Lacan permite abordar a devastação de uma outra perspectiva. O desejo da mãe não é inteiramente recoberto pelo significante, permanece um gozo desconhecido, feminino. Há uma outra face da devastação que não se reduz ao desejo e à demanda, mas aponta para o gozo feminino. Vemos o surgimento de um gozo não redutível ao desejo, opaco, refratário ao limite do simbólico. O desejo da mãe é supostamente recoberto pela significação fálica introduzida pela inscrição do Nome do Pai, entretanto algo escapa ao falo.

O termo "devastação", em francês ravage, aparece na obra de Lacan (1973/2003) no "Aturdido" para designar a relação de uma mulher à sua mãe. Neste texto, Lacan marca uma diferença em relação à tese freudiana segundo a qual a menina se afasta da mãe acusando-a de ser culpada de sua castração e se volta para o pai a fim de receber dele o que a mãe não lhe deu: o falo. Daí o pai se constituir para a menina como o porto seguro no qual ela se refugiaria.

No "Aturdido", após ter comentado as fórmulas da sexuação do lado do homem, Lacan (1973/2003) afirma: "Até aqui, seguimos Freud, e nada mais, no que se enuncia da função sexual por um paratodo, mas igualmente ficando numa metade, das duas que por sua vez ele discerne, a partir do mesmo côvado, por lhe remeter as mesmas diz-mensões" (Lacan, 1973/2003: 463).

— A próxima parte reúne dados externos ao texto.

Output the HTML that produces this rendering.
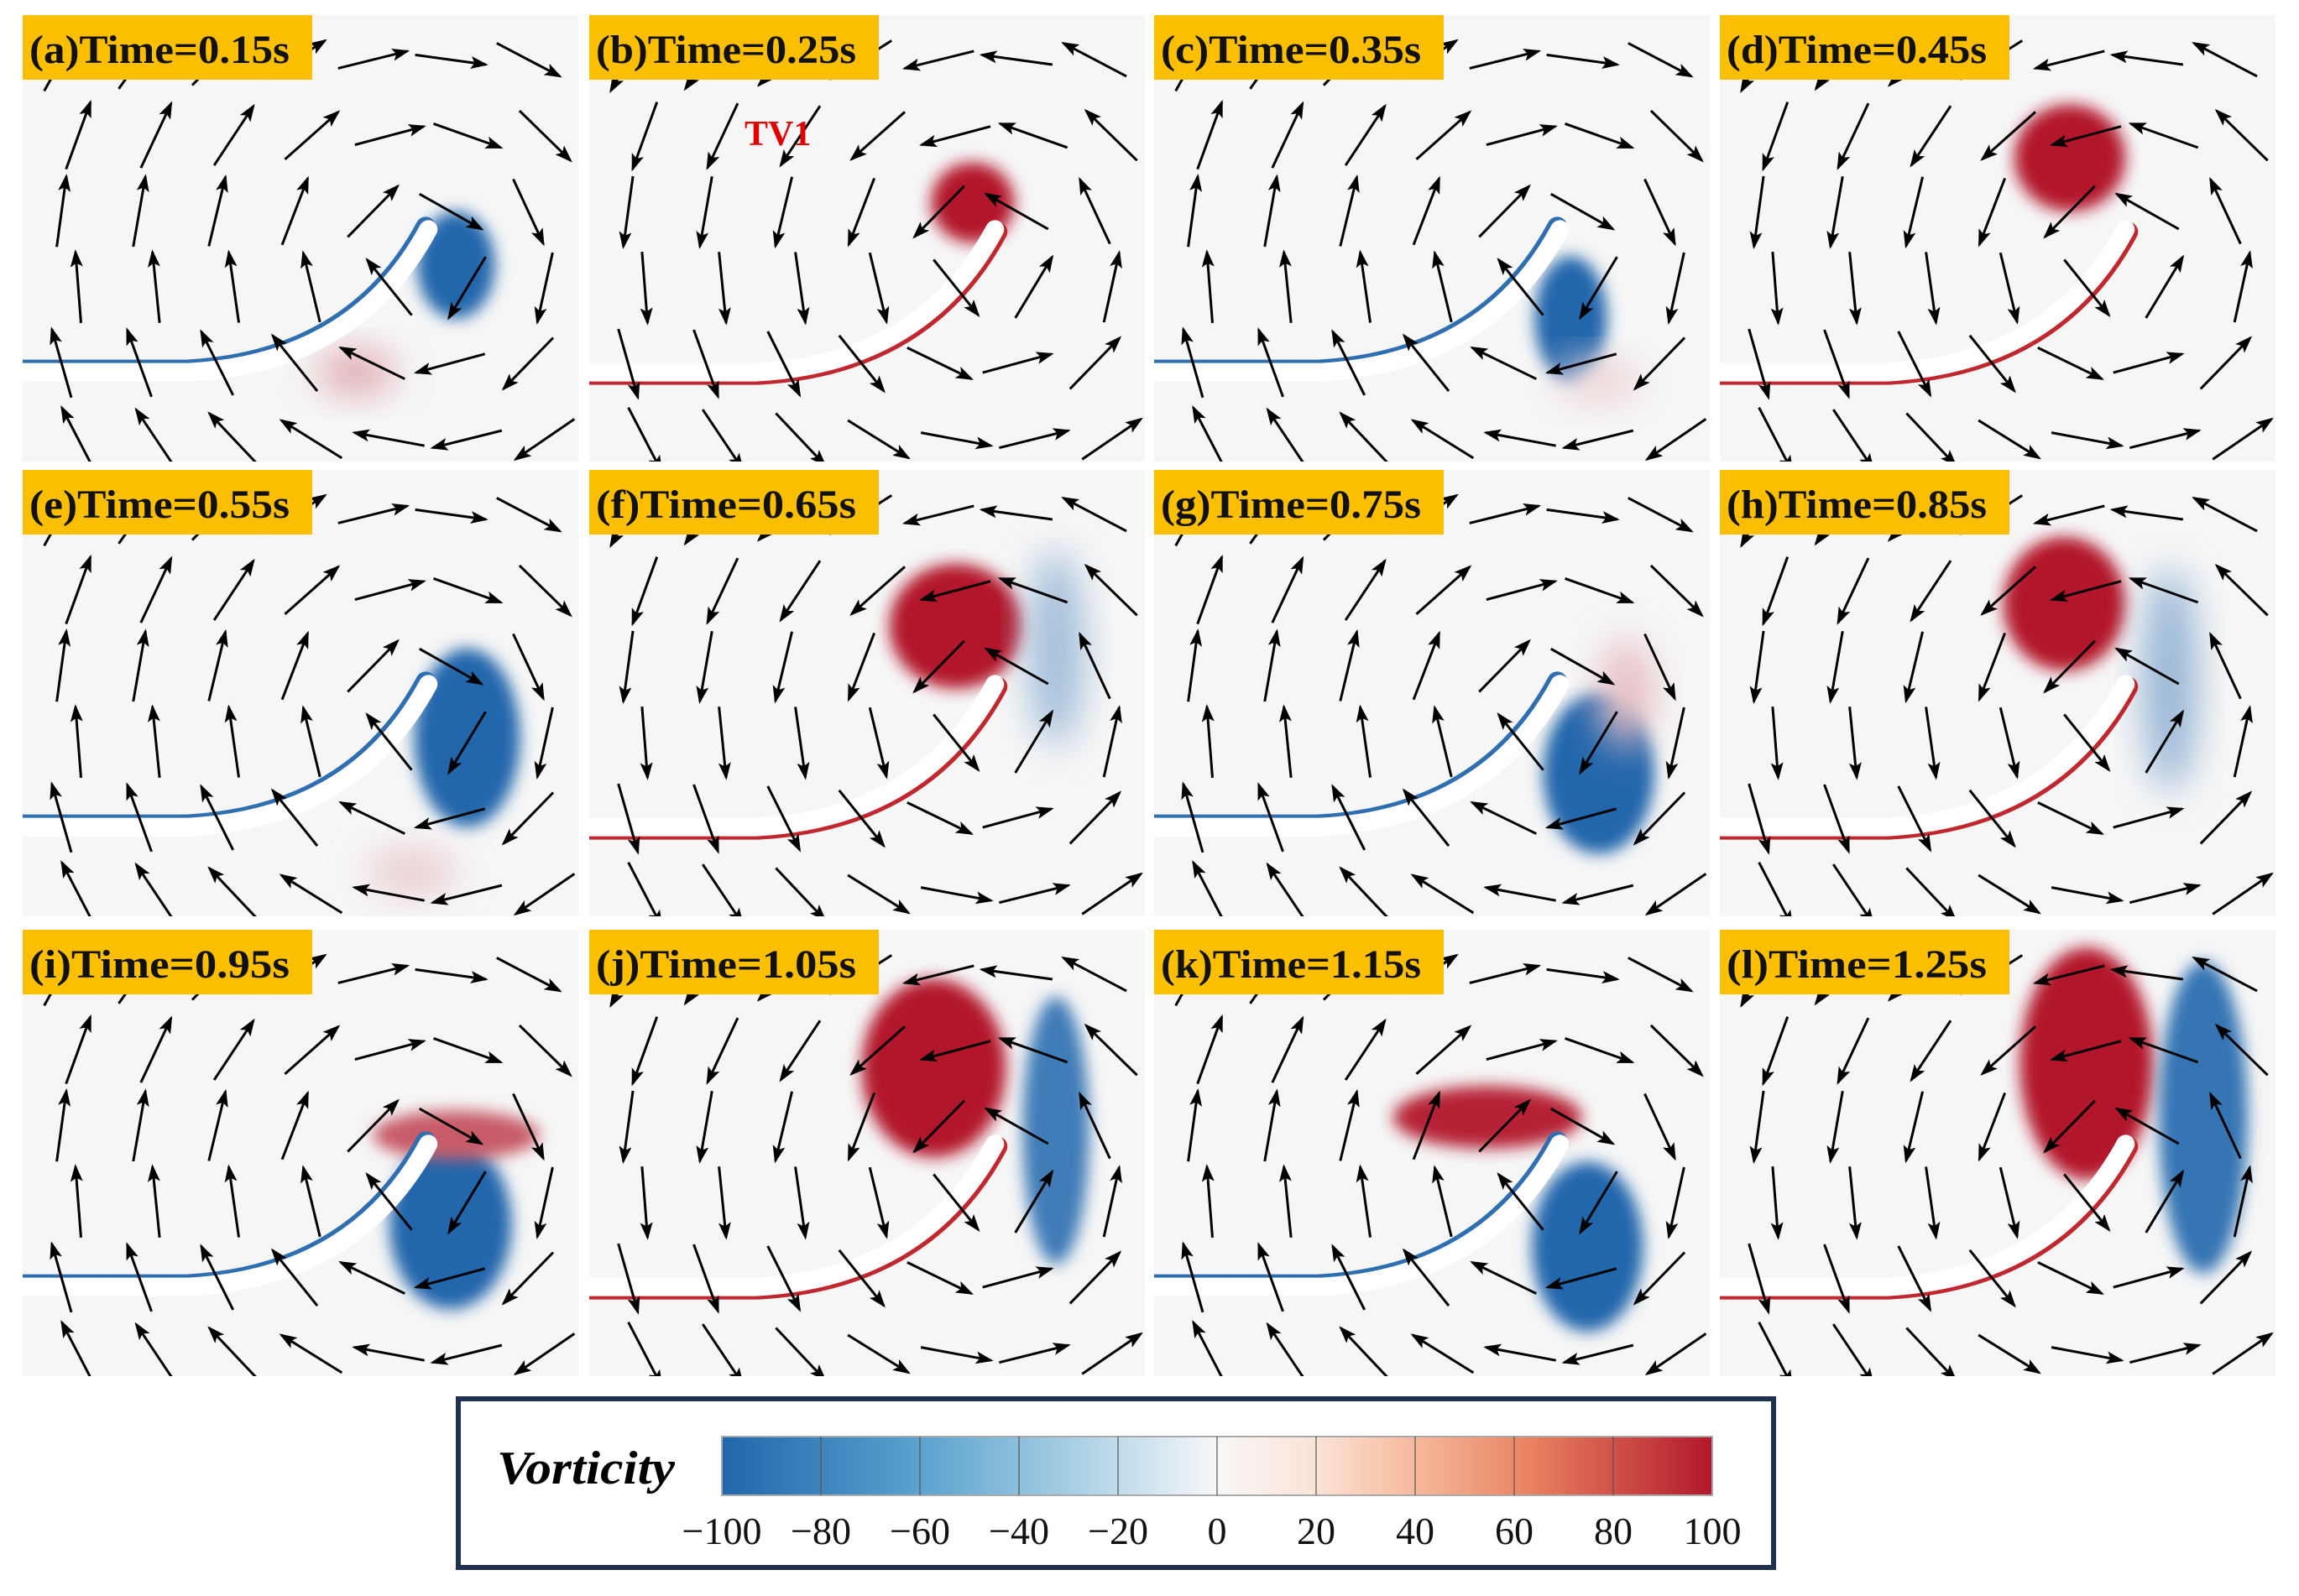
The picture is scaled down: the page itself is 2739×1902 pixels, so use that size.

Lacan reprova Freud por ter abordado os dois sexos pelo mesmo modelo, por ter utilizado a mesma medida e por atribuir as mesmas dimensões aos dois sexos com esta medida. Efetivamente, Freud estabelece entre o menino e a menina uma simetria invertida: do Édipo à castração para o menino e da castração ao Édipo para a menina.

Instala-se uma divergência nesta simetria entre os sexos, mesmo se a referência ao falo é mantida. Aliás, é o falo que permite a Lacan escrever as fórmulas da sexuação. Entretanto, ele critica a afirmação freudiana segundo a qual a mulher estaria à vontade na relação edipiana com o pai. Freud pretende que a menina, tendo constatado a castração materna, se refugia no Édipo para não mais sair. Segundo Freud (1933/1969), haveria uma forte vinculação pré-edipiana da menina à mãe, duradoura e essencial na compreensão das mulheres. Para as meninas, o Édipo é um processo longo e difícil e o forte vínculo pré-edipiano com a mãe permanece obscuramente ativo e de difícil acesso à análise: "diferentemente dele, repito, eu não imporia às mulheres a obrigação de toesar pelo calçador (chaussoir) da castração o estojinho (gaine) encantador que elas não elevam ao significante, mesmo que o calçador, por outro lado, ajude não somente o significante, mas também o pé" (Lacan, 1973/2003: 465).

Lacan não obriga as mulheres a medirem com o falo sua gaine charmante, quer dizer, a vagina, que elas não elevam à categoria de significante. Contrariamente a Freud, Lacan afirma, com prudência, não somente que a castração não é o essencial para as mulheres, mas também que haveria alguma coisa de suplementar em relação ao falo nas mulheres: "mas que elas possam prescindir desta deve ser previsto" (Lacan, 1973/2003: 465).

No seminário Mais, ainda, Lacan (1972-1973/1975) fala de um gozo suplementar. O suplemento distancia-se do complemento na medida em que supõe algo a mais. A suposição de um gozo feminino suplementar ao gozo fálico não nos diz que as mulheres podem abrir mão completamente da referência ao falo ou à castração, isto equivaleria à psicose, mas propõe definir o feminino a partir de um mais de gozo - o gozo feminino.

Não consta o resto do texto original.